Implications of resuming US-Cuba commercial flights

The US-Cuba thaw continues to materialize in concrete actions. A few hours ago, both countries agreed to resume direct regular flights for the first time in more than 50 years.

As informed, the air routes between the two nations will be operational as from September. The deal contemplates 20 daily flights to Havana and 10 daily flights to other airports on the island, although at a subsequent stage this frequency might increase to 110 daily flights. There are even several airlines already interested in flying to Cuba.


This agreement not only has a huge symbolic value but also provides major economic boost to the island, where the tourism sector is positioned as a key player. In fact, during my frequent journeys to the island, I have witnessed an increasing number of Americans strolling around Havana, despite their government’s current ban to tour the country.

High demand, few hotel beds

Traditionally, nearly 3 million tourists used to arrive in Cuba every year. However, by the end of 2015 a double-digit growth record was achieved.

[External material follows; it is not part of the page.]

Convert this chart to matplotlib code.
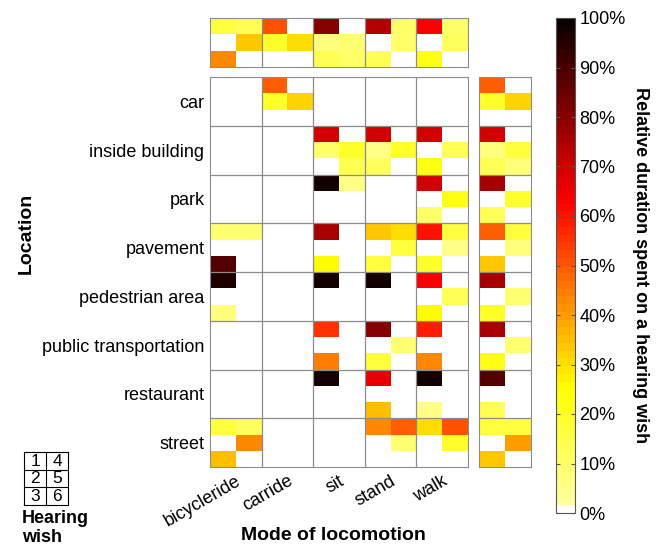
import matplotlib
matplotlib.use("Agg")
import matplotlib.pyplot as plt
import numpy as np
from matplotlib.colors import LinearSegmentedColormap, ListedColormap

plt.rcParams["font.family"] = ["Liberation Sans", "DejaVu Sans"]

locations = ["car", "inside building", "park", "pavement", "pedestrian area",
             "public transportation", "restaurant", "street"]
modes = ["bicycleride", "carride", "sit", "stand", "walk"]
wish_labels = [["1", "4"], ["2", "5"], ["3", "6"]]

# share per hearing wish 1..6, one list per mode (same order as modes)
z = [0, 0, 0, 0, 0, 0]
car = [z, [.49, .20, 0, 0, .32, 0], z, z, z]
inside_building = [z, z, [.69, .10, 0, 0, .19, .13], [.70, .05, .11, 0, .20, 0],
                   [.69, 0, .22, 0, .13, 0]]
park = [z, z, [.97, 0, 0, .05, 0, 0], z, [.70, 0, .10, 0, .22, 0]]
pavement = [[.08, 0, .88, .08, 0, 0], z, [.76, 0, .25, 0, 0, 0],
            [.34, 0, .17, .31, .16, 0], [.60, 0, .19, .16, .05, 0]]
pedestrian_area = [[.96, 0, .07, 0, 0, 0], z, [.98, 0, 0, 0, 0, 0],
                   [.98, 0, 0, 0, 0, 0], [.63, 0, .25, 0, .13, 0]]
public_transportation = [z, z, [.56, 0, .44, 0, 0, 0], [.81, 0, .16, 0, .08, 0],
                         [.58, 0, .43, 0, 0, 0]]
restaurant = [z, z, [.98, 0, 0, 0, 0, 0], [.66, 0, .35, 0, 0, 0],
              [.97, 0, .05, 0, 0, 0]]
street = [[.17, 0, .35, .11, .43, 0], z, z, [.43, 0, 0, .49, .08, 0],
          [.30, 0, 0, .50, .20, 0]]
main_data = [car, inside_building, park, pavement, pedestrian_area,
             public_transportation, restaurant, street]

# marginals
per_mode = [[.16, 0, .43, .14, .34, 0], [.50, .20, 0, 0, .30, 0],
            [.81, .07, .13, 0, .08, .10], [.74, 0, .13, .10, .10, 0],
            [.63, 0, .22, .10, .11, 0]]
per_location = [[.49, .20, 0, 0, .32, 0], [.69, .07, .14, 0, .17, .07],
                [.75, 0, .13, 0, .20, 0], [.49, 0, .33, .16, .07, 0],
                [.75, 0, .19, 0, .08, 0], [.75, 0, .22, 0, .08, 0],
                [.88, 0, .13, 0, 0, 0], [.16, 0, .34, .16, .40, 0]]


def block(vals):
    # 3 rows x 2 cols: wishes 1-3 left, 4-6 right
    return np.array(vals).reshape(2, 3).T


# colormap: white for zero, then pale yellow -> yellow -> red -> black
base = LinearSegmentedColormap.from_list(
    "hw", [(0.0, (1, 1, 0.65)), (0.25, (1, 1, 0)), (0.63, (1, 0, 0)),
           (1.0, (0.04, 0, 0))])
cols = base(np.linspace(0, 1, 64))
cols[0] = (1, 1, 1, 1)
cmap = ListedColormap(cols)

W, H = 659, 545
fig = plt.figure(figsize=(W / 100, H / 100), dpi=100)


def rect(x0, y0, x1, y1):
    return [x0 / W, 1 - y1 / H, (x1 - x0) / W, (y1 - y0) / H]


grid_col = "#8c8c8c"

# main grid
M = np.vstack([np.hstack([block(m) for m in loc]) for loc in main_data])
ax = fig.add_axes(rect(210, 77, 468, 467))
ax.pcolormesh(np.arange(11), np.arange(25), M, cmap=cmap, vmin=0, vmax=1)
ax.set_xlim(0, 10)
ax.set_ylim(24, 0)
for x in range(2, 10, 2):
    ax.axvline(x, color=grid_col, lw=0.9)
for y in range(3, 24, 3):
    ax.axhline(y, color=grid_col, lw=0.9)
ax.set_yticks(np.arange(1.5, 24, 3))
ax.set_yticklabels(locations, fontsize=13)
ax.set_xticks(np.arange(1, 10, 2))
ax.set_xticklabels(modes, fontsize=13, rotation=30, ha="right",
                   rotation_mode="anchor")
ax.tick_params(length=0, pad=4)
for s in ax.spines.values():
    s.set_color(grid_col)

# top marginal
T = np.hstack([block(m) for m in per_mode])
axt = fig.add_axes(rect(210, 18, 468, 67))
axt.pcolormesh(np.arange(11), np.arange(4), T, cmap=cmap, vmin=0, vmax=1)
axt.set_xlim(0, 10)
axt.set_ylim(3, 0)
for x in range(2, 10, 2):
    axt.axvline(x, color=grid_col, lw=0.9)
axt.set_xticks([])
axt.set_yticks([])
for s in axt.spines.values():
    s.set_color(grid_col)

# right marginal
R = np.vstack([block(m) for m in per_location])
axr = fig.add_axes(rect(479, 77, 531, 467))
axr.pcolormesh(np.arange(3), np.arange(25), R, cmap=cmap, vmin=0, vmax=1)
axr.set_xlim(0, 2)
axr.set_ylim(24, 0)
for y in range(3, 24, 3):
    axr.axhline(y, color=grid_col, lw=0.9)
axr.set_xticks([])
axr.set_yticks([])
for s in axr.spines.values():
    s.set_color(grid_col)

# colorbar
cax = fig.add_axes(rect(556, 18, 575, 513))
sm = plt.cm.ScalarMappable(cmap=cmap, norm=plt.Normalize(0, 1))
cb = fig.colorbar(sm, cax=cax)
ticks = np.arange(0, 1.01, 0.1)
cb.set_ticks(ticks)
cb.set_ticklabels([f"{int(round(t * 100))}%" for t in ticks])
cax.tick_params(labelsize=13, direction="in", left=True, right=True,
                length=3, color="#555555", pad=3)
cb.outline.set_edgecolor("#555555")
fig.text(640 / W, 1 - 265 / H, "Relative duration spent on a hearing wish",
         rotation=-90, ha="center", va="center", fontsize=13,
         fontweight="bold")

# axis titles
fig.text(26 / W, 1 - 233 / H, "Location", rotation=90, ha="center",
         va="center", fontsize=14, fontweight="bold")
fig.text(333 / W, 1 - 535 / H, "Mode of locomotion", ha="center",
         va="center", fontsize=14, fontweight="bold")

# hearing wish legend
axl = fig.add_axes(rect(24, 452, 68, 505))
axl.set_xlim(0, 2)
axl.set_ylim(3, 0)
for r in range(3):
    for c in range(2):
        axl.text(c + 0.5, r + 0.52, wish_labels[r][c], ha="center",
                 va="center", fontsize=12.5)
axl.axvline(1, color="black", lw=0.8)
for y in (1, 2):
    axl.axhline(y, color="black", lw=0.8)
axl.set_xticks([])
axl.set_yticks([])
fig.text(22 / W, 1 - 528 / H, "Hearing\nwish", ha="left", va="center",
         fontsize=13, fontweight="bold", linespacing=1.15)

fig.savefig("out.png", dpi=100)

And 2016 started off with visitor numbers rocketing skyward – at the end of January, the number of foreigners visiting Cuba climbed to 417,764, with Canadians at the top (173,727), Italians ranking second (23,009), Germans third (21,473), and Americans fourth (20,997), pushing France to a fifth position (19.140).

With this scenario, Cuba urgently needs to underpin its hotel infrastructure. In fact, competition among airlines will surely bring about a significant drop in airfares, and American citizens will be able to buy their tickets readily online, as they do when they travel to any other destination in the world. Thus, it is easy to predict that an exceptional opportunity lies ahead to develop first-class hotels. Without a doubt, Cuba needs more high-end rooms and services.

This year, Cuba will receive about 4 million foreign visitors, a true tsunami for the island that is urgently expanding its tourism infrastructure.